▶ **WRITTEN INSTRUCTION**
Reproduce the listing below character for character; drop every image.

* Start DATA SECTION *

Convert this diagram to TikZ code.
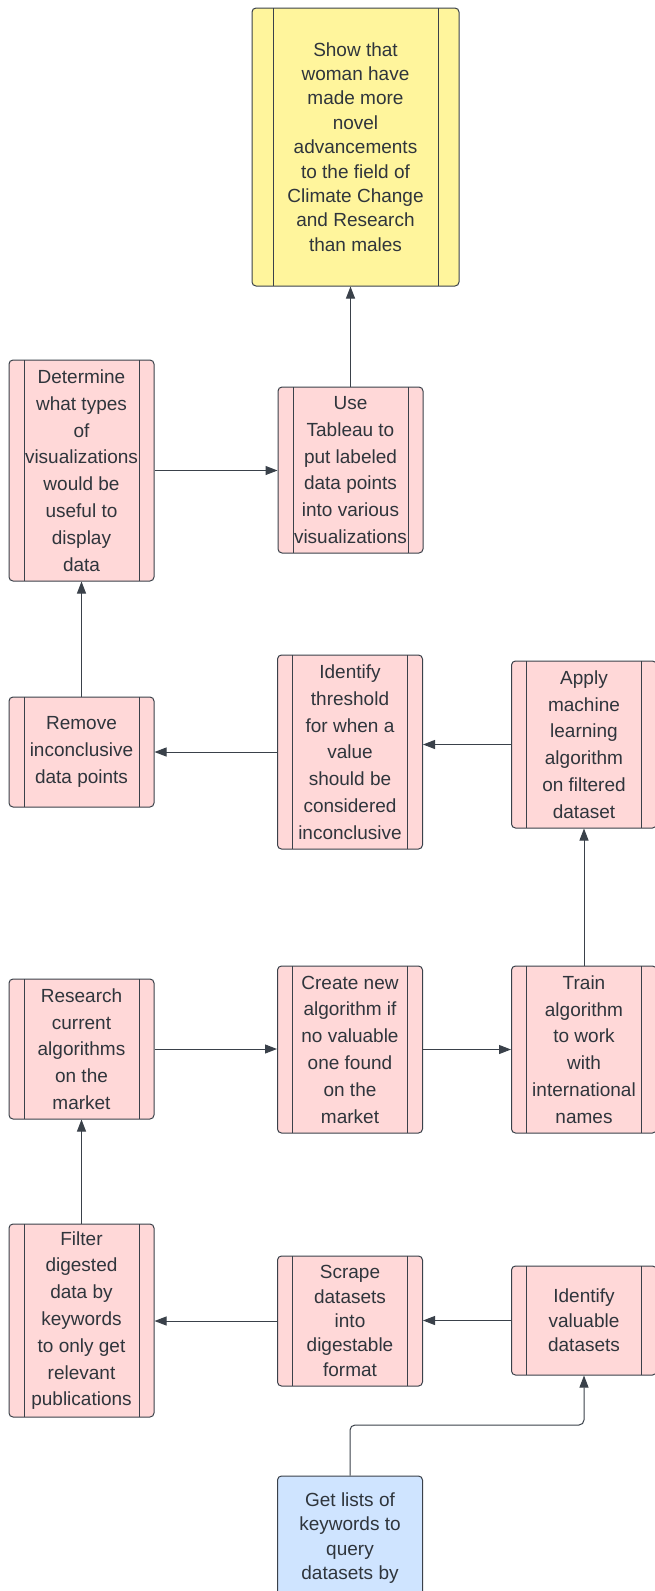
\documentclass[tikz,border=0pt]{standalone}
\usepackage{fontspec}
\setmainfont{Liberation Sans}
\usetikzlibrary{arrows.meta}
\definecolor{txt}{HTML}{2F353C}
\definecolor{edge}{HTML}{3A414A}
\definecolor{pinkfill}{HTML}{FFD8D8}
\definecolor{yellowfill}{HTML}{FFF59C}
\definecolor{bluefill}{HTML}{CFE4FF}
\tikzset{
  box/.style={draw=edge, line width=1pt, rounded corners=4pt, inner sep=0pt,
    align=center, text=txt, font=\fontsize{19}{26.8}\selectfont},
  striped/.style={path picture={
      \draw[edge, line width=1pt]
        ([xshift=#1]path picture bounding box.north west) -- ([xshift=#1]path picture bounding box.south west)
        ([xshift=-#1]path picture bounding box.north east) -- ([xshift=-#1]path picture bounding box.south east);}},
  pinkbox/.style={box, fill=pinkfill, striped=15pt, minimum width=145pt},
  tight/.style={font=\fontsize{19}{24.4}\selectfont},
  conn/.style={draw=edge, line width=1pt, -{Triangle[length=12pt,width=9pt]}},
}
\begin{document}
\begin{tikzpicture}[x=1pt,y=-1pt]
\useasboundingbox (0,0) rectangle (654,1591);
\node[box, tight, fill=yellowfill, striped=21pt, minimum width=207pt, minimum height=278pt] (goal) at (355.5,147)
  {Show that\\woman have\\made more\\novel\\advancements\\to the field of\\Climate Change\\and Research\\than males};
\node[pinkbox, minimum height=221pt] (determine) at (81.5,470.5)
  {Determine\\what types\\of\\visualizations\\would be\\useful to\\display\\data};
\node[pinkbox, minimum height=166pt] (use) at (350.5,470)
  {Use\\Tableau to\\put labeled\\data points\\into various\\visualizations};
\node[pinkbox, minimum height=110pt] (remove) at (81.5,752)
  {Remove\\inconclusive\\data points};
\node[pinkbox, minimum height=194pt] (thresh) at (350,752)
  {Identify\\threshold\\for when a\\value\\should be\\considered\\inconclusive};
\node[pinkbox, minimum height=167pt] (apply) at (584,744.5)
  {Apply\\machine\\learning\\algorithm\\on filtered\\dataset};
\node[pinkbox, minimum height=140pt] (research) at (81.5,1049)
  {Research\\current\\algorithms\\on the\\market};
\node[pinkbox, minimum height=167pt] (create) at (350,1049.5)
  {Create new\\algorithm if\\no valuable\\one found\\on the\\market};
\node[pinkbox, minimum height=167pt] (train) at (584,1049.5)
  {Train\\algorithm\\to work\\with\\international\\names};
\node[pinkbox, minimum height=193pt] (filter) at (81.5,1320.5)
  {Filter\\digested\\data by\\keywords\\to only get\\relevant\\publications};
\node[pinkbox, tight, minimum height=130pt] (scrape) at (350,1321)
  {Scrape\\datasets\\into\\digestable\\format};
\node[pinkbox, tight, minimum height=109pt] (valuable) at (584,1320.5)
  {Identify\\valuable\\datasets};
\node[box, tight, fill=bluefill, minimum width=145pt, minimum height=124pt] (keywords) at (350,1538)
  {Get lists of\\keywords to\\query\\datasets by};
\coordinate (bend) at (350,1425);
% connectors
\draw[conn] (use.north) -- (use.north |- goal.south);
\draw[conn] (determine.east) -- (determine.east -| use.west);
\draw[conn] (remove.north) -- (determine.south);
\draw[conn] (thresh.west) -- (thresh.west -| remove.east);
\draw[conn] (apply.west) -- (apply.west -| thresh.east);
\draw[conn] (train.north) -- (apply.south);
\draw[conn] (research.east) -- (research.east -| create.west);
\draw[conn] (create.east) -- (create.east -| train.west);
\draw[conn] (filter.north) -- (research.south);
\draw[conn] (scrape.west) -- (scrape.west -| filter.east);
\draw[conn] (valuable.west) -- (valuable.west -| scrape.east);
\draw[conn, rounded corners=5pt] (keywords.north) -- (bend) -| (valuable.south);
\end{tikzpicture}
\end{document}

* End DATA SECTION *

▶ **SOLUTION TO THE EXERCISE**
Convert this diagram to TikZ code.
\documentclass[tikz,border=0pt]{standalone}
\usepackage{fontspec}
\setmainfont{Liberation Sans}
\usetikzlibrary{arrows.meta}
\definecolor{txt}{HTML}{2F353C}
\definecolor{edge}{HTML}{3A414A}
\definecolor{pinkfill}{HTML}{FFD8D8}
\definecolor{yellowfill}{HTML}{FFF59C}
\definecolor{bluefill}{HTML}{CFE4FF}
\tikzset{
  box/.style={draw=edge, line width=1pt, rounded corners=4pt, inner sep=0pt,
    align=center, text=txt, font=\fontsize{19}{26.8}\selectfont},
  striped/.style={path picture={
      \draw[edge, line width=1pt]
        ([xshift=#1]path picture bounding box.north west) -- ([xshift=#1]path picture bounding box.south west)
        ([xshift=-#1]path picture bounding box.north east) -- ([xshift=-#1]path picture bounding box.south east);}},
  pinkbox/.style={box, fill=pinkfill, striped=15pt, minimum width=145pt},
  tight/.style={font=\fontsize{19}{24.4}\selectfont},
  conn/.style={draw=edge, line width=1pt, -{Triangle[length=12pt,width=9pt]}},
}
\begin{document}
\begin{tikzpicture}[x=1pt,y=-1pt]
\useasboundingbox (0,0) rectangle (654,1591);
\node[box, tight, fill=yellowfill, striped=21pt, minimum width=207pt, minimum height=278pt] (goal) at (355.5,147)
  {Show that\\woman have\\made more\\novel\\advancements\\to the field of\\Climate Change\\and Research\\than males};
\node[pinkbox, minimum height=221pt] (determine) at (81.5,470.5)
  {Determine\\what types\\of\\visualizations\\would be\\useful to\\display\\data};
\node[pinkbox, minimum height=166pt] (use) at (350.5,470)
  {Use\\Tableau to\\put labeled\\data points\\into various\\visualizations};
\node[pinkbox, minimum height=110pt] (remove) at (81.5,752)
  {Remove\\inconclusive\\data points};
\node[pinkbox, minimum height=194pt] (thresh) at (350,752)
  {Identify\\threshold\\for when a\\value\\should be\\considered\\inconclusive};
\node[pinkbox, minimum height=167pt] (apply) at (584,744.5)
  {Apply\\machine\\learning\\algorithm\\on filtered\\dataset};
\node[pinkbox, minimum height=140pt] (research) at (81.5,1049)
  {Research\\current\\algorithms\\on the\\market};
\node[pinkbox, minimum height=167pt] (create) at (350,1049.5)
  {Create new\\algorithm if\\no valuable\\one found\\on the\\market};
\node[pinkbox, minimum height=167pt] (train) at (584,1049.5)
  {Train\\algorithm\\to work\\with\\international\\names};
\node[pinkbox, minimum height=193pt] (filter) at (81.5,1320.5)
  {Filter\\digested\\data by\\keywords\\to only get\\relevant\\publications};
\node[pinkbox, tight, minimum height=130pt] (scrape) at (350,1321)
  {Scrape\\datasets\\into\\digestable\\format};
\node[pinkbox, tight, minimum height=109pt] (valuable) at (584,1320.5)
  {Identify\\valuable\\datasets};
\node[box, tight, fill=bluefill, minimum width=145pt, minimum height=124pt] (keywords) at (350,1538)
  {Get lists of\\keywords to\\query\\datasets by};
\coordinate (bend) at (350,1425);
% connectors
\draw[conn] (use.north) -- (use.north |- goal.south);
\draw[conn] (determine.east) -- (determine.east -| use.west);
\draw[conn] (remove.north) -- (determine.south);
\draw[conn] (thresh.west) -- (thresh.west -| remove.east);
\draw[conn] (apply.west) -- (apply.west -| thresh.east);
\draw[conn] (train.north) -- (apply.south);
\draw[conn] (research.east) -- (research.east -| create.west);
\draw[conn] (create.east) -- (create.east -| train.west);
\draw[conn] (filter.north) -- (research.south);
\draw[conn] (scrape.west) -- (scrape.west -| filter.east);
\draw[conn] (valuable.west) -- (valuable.west -| scrape.east);
\draw[conn, rounded corners=5pt] (keywords.north) -- (bend) -| (valuable.south);
\end{tikzpicture}
\end{document}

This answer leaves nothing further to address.